Mexican Street Corn Salad (Esquites) is a bold and creamy off-the-cob version of elotes, made with grilled corn, cotija cheese, lime, chili powder, and a tangy dressing. This easy esquites recipe is the perfect side dish for tacos, BBQs, or any Mexican-inspired meal—ready in just 20 minutes!


Ingredients

4 ears of corn, grilled and kernels removed

½ cup mayonnaise

¼ cup sour cream

1 tsp chili powder

½ cup crumbled cotija cheese

¼ cup fresh cilantro, chopped

Juice of 1 lime

Salt, to taste


Instructions

  • Grill corn: Grill corn on medium-high heat until lightly charred. Let cool and slice kernels off the cob.

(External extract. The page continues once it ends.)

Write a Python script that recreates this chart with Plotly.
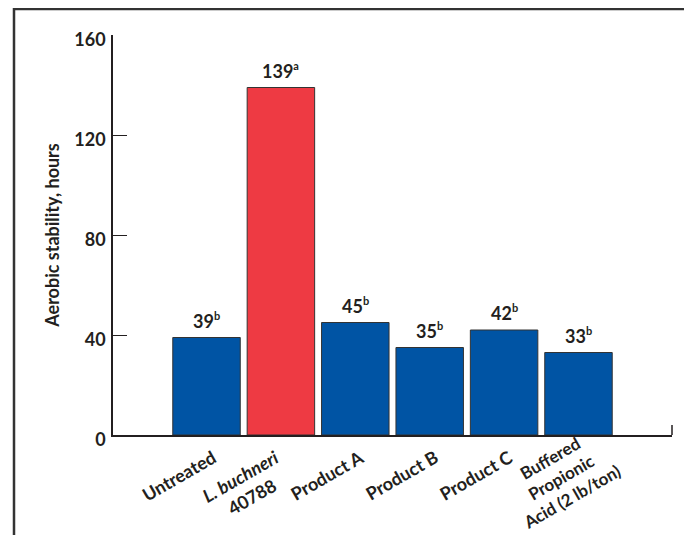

  • Make dressing: In a large bowl, whisk together mayo, sour cream, chili powder, lime juice, and salt.

  • Combine: Add corn kernels, cotija cheese, and cilantro to the bowl. Toss to coat evenly.

  • Taste & adjust: Adjust salt, lime, or spice to your preference.

  • Serve: Serve warm, at room temperature, or chilled. Garnish with extra cheese and cilantro.

Notes

Add jalapeños or hot sauce for extra heat.

Use Greek yogurt for a lighter version.

Cotija can be swapped with feta or queso fresco.

Frozen or canned corn can be used—char in a skillet for best flavor.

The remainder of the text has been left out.